**Problem details**
In the entries that follow, find the word "matplotlib" and report each line it is on.
* start Dataset records *
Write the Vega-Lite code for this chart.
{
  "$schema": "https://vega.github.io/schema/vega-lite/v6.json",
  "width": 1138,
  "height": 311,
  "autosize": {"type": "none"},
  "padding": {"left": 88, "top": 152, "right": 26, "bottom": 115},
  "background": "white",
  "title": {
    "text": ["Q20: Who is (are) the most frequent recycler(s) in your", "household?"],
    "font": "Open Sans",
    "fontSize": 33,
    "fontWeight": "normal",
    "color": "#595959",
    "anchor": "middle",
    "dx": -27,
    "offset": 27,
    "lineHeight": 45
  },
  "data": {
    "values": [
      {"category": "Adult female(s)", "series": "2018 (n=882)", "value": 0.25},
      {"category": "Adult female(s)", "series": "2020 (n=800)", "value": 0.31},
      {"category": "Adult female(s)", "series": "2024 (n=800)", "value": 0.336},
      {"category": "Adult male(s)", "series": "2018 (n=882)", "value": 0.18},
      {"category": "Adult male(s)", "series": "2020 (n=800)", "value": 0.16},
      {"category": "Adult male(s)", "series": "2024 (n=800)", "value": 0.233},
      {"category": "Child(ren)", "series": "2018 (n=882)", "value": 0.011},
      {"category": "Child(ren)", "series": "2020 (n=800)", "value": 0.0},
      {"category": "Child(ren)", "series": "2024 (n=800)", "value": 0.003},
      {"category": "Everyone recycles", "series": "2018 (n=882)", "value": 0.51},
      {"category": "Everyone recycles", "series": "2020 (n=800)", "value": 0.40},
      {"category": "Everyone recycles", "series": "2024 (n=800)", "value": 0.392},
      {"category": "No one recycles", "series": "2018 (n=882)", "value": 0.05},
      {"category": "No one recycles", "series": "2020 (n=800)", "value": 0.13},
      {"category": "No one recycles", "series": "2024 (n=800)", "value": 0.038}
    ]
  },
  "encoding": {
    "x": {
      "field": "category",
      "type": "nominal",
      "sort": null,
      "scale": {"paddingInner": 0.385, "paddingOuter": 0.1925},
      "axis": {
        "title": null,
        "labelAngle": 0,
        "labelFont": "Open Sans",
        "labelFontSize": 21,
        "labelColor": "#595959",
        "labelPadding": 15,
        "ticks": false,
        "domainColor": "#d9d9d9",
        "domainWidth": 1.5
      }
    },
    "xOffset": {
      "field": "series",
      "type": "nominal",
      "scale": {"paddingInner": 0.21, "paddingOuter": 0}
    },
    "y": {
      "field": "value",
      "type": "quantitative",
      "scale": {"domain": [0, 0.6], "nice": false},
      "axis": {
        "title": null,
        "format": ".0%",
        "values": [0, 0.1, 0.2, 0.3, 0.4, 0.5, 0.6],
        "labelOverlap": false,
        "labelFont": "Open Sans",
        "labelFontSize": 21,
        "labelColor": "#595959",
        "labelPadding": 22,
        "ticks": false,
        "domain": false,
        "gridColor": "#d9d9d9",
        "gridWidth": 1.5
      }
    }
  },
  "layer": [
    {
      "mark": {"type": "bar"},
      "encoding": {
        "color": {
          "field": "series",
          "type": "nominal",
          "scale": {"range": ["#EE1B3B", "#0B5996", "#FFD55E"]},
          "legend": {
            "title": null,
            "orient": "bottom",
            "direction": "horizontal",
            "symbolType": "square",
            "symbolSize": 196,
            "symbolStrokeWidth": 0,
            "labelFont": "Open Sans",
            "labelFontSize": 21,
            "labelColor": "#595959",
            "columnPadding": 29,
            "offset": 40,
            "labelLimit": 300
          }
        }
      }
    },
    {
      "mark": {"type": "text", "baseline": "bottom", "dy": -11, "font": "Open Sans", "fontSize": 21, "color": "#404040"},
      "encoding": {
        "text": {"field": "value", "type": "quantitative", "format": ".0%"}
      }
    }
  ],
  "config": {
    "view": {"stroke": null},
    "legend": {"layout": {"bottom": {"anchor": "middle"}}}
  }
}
* end Dataset records *
* start Dataset records *
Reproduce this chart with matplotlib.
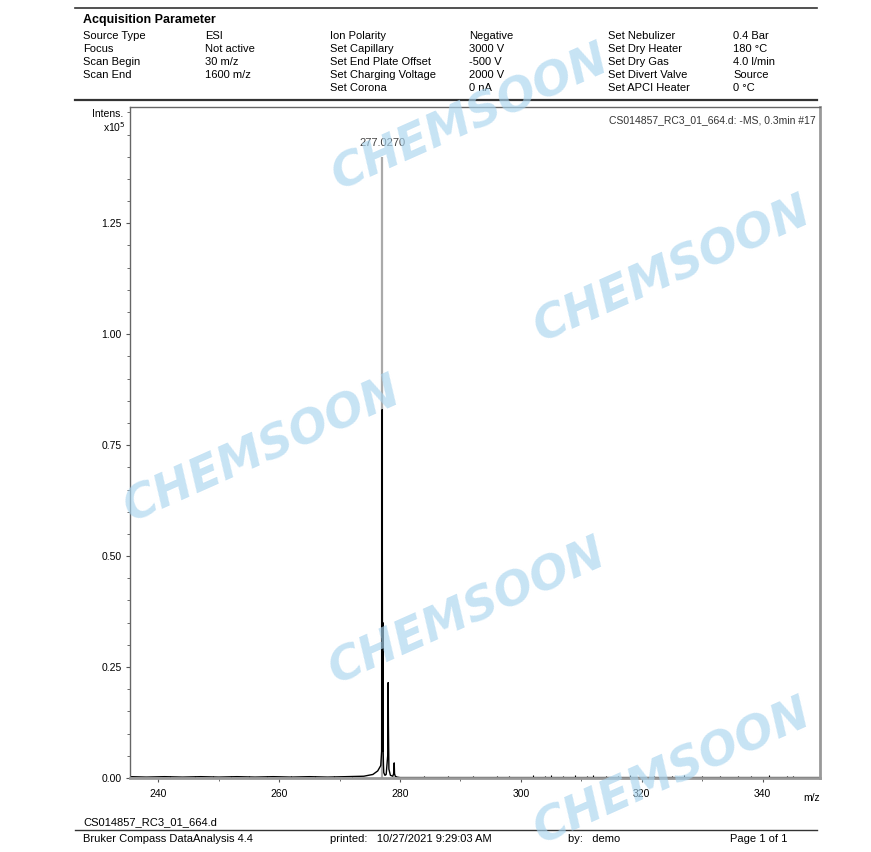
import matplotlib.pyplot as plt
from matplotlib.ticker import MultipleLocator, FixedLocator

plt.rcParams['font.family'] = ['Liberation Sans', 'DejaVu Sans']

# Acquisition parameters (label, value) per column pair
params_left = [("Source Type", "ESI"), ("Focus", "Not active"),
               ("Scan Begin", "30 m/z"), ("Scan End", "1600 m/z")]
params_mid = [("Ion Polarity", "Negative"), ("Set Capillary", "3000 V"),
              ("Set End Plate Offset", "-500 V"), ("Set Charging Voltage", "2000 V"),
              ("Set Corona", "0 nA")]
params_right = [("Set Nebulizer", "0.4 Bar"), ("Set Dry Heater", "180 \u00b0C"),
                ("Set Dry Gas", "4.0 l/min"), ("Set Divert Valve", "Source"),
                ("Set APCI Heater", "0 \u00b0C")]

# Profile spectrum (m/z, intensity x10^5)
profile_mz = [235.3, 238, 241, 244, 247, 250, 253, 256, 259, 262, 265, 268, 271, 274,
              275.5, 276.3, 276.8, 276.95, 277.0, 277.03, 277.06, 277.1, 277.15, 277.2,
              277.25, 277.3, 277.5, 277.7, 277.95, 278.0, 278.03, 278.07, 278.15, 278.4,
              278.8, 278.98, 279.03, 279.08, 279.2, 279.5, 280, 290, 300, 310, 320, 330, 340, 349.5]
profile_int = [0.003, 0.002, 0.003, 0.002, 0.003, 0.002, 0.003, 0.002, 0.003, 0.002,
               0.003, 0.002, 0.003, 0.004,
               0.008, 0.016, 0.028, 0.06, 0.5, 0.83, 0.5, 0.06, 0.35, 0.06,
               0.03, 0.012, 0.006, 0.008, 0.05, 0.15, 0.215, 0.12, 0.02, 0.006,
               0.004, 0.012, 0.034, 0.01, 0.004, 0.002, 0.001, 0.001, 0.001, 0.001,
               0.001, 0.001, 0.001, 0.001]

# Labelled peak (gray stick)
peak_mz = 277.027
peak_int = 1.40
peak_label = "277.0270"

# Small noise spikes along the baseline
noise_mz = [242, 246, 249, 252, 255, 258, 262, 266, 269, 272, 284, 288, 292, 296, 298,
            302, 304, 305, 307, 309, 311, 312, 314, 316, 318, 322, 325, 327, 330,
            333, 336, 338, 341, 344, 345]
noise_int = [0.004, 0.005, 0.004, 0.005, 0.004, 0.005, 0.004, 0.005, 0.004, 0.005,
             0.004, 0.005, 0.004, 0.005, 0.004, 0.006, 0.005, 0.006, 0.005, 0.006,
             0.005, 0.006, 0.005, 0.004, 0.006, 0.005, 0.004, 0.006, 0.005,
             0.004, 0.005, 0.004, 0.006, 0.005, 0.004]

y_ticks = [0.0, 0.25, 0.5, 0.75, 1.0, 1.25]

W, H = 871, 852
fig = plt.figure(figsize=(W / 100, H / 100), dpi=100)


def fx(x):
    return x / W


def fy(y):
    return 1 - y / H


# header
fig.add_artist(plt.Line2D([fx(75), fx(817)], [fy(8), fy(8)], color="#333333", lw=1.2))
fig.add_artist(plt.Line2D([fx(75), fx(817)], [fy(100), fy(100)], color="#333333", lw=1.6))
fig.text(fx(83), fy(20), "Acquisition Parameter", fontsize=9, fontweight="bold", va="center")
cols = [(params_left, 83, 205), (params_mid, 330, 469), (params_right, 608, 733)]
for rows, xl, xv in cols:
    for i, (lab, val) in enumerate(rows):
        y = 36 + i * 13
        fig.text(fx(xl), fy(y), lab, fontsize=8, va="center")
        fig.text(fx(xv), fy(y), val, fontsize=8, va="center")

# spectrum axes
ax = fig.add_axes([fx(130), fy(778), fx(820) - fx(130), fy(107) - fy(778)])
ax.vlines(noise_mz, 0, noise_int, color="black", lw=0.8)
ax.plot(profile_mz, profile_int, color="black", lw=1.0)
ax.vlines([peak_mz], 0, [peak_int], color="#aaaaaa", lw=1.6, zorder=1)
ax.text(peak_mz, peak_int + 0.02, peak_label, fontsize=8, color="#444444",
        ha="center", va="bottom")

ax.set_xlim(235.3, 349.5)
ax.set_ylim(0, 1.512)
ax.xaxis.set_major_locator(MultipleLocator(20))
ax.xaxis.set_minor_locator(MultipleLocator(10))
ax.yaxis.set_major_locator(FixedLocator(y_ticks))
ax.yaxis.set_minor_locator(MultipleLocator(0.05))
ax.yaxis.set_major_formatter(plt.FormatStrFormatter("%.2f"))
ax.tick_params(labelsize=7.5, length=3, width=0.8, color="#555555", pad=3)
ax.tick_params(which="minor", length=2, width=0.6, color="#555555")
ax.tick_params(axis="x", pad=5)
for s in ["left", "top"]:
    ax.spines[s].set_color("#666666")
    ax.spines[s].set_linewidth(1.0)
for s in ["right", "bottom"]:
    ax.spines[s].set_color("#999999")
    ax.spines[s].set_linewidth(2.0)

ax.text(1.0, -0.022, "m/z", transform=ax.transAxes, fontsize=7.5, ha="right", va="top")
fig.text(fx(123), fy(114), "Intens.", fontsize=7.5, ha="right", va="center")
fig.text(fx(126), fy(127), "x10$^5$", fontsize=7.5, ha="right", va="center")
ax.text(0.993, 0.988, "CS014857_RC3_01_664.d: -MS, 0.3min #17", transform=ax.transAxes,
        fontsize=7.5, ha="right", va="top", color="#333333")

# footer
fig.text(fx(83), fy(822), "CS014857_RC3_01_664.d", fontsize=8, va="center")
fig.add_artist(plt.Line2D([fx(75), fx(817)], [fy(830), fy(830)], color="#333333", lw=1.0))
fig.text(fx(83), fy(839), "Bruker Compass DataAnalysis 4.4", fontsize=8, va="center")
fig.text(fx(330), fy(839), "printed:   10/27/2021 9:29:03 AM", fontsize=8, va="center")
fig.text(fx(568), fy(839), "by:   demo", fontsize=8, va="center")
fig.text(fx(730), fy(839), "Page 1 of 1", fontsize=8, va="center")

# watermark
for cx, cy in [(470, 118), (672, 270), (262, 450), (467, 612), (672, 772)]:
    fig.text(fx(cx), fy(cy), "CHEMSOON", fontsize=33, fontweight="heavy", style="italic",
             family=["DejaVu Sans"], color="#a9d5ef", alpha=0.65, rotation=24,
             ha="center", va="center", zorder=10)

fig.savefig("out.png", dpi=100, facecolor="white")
* end Dataset records *
* start Dataset records *
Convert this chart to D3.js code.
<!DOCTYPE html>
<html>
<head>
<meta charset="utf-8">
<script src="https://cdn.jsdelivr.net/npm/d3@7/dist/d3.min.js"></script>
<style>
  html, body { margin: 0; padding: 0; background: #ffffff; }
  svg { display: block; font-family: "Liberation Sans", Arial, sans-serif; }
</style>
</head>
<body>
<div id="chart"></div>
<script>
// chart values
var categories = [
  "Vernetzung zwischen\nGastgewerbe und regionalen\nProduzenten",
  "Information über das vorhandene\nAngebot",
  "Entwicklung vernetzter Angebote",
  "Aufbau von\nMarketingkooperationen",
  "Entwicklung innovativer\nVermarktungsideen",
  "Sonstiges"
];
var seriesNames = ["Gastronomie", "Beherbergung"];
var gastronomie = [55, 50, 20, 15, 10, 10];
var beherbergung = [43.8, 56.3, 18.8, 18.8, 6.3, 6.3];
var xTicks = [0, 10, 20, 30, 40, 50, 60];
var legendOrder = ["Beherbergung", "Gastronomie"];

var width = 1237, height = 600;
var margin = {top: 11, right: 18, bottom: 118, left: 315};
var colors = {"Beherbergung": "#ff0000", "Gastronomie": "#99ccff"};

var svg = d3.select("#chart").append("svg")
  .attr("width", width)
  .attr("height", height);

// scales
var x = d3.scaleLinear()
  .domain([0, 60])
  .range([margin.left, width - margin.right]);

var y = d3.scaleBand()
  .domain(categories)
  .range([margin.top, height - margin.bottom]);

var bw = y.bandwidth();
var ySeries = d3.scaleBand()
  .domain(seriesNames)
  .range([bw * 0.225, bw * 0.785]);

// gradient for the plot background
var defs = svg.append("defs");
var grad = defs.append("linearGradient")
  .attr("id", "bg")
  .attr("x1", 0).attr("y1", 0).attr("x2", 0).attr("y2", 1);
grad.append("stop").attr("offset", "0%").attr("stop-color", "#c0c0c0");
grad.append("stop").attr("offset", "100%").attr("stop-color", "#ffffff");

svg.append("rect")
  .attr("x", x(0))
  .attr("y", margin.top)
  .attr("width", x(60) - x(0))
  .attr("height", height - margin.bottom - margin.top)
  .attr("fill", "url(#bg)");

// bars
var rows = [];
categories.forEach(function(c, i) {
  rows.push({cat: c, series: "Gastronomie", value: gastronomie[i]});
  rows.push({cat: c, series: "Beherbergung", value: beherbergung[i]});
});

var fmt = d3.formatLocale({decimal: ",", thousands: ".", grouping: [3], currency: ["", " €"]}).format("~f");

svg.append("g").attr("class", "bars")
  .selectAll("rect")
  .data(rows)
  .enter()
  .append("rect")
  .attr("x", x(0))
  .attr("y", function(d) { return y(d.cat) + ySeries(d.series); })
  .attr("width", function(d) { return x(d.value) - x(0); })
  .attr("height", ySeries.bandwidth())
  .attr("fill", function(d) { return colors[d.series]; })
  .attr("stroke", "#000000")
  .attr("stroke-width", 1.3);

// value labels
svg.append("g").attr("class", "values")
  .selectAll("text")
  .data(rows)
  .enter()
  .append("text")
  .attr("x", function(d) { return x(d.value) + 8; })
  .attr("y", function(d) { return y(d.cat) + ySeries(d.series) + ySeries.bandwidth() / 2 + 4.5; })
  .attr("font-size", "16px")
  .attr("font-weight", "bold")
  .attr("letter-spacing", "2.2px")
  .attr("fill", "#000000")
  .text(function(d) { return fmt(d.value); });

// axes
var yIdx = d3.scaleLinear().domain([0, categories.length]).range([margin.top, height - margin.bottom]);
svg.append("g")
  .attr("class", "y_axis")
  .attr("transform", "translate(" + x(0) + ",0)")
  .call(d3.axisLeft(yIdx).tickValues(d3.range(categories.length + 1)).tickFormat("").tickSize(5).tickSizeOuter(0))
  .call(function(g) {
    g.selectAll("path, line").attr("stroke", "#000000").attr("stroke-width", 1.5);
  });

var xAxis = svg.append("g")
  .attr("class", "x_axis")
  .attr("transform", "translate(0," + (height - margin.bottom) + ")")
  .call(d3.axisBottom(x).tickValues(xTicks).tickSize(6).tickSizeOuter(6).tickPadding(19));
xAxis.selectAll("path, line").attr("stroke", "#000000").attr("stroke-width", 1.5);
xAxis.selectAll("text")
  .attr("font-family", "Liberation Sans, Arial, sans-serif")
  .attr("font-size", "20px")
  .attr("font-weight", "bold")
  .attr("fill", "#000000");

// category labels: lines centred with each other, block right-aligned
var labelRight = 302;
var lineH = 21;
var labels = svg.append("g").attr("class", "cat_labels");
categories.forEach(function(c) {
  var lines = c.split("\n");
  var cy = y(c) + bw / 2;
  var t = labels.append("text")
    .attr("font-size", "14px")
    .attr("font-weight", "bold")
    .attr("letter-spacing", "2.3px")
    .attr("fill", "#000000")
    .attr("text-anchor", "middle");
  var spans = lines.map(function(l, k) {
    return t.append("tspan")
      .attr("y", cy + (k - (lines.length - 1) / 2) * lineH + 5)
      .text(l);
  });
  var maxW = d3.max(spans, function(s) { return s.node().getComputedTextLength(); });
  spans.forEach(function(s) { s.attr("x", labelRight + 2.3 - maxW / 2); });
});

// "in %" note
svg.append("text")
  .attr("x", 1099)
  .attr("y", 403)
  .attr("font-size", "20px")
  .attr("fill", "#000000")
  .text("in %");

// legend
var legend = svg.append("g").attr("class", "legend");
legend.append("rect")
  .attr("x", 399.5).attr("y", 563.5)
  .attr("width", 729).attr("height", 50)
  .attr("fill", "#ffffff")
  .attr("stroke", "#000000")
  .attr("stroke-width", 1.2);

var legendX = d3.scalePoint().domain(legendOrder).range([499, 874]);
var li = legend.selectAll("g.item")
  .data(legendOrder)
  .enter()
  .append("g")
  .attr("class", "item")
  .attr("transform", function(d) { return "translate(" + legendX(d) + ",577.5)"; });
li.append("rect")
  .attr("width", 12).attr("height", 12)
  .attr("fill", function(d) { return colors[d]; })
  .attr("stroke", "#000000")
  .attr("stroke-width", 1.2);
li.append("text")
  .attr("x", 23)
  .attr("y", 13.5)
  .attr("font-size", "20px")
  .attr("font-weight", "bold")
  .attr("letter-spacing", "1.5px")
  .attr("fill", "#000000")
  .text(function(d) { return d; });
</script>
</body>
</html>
* end Dataset records *
**Answer to the problem**
Reproduce this chart with matplotlib.
import matplotlib.pyplot as plt
from matplotlib.ticker import MultipleLocator, FixedLocator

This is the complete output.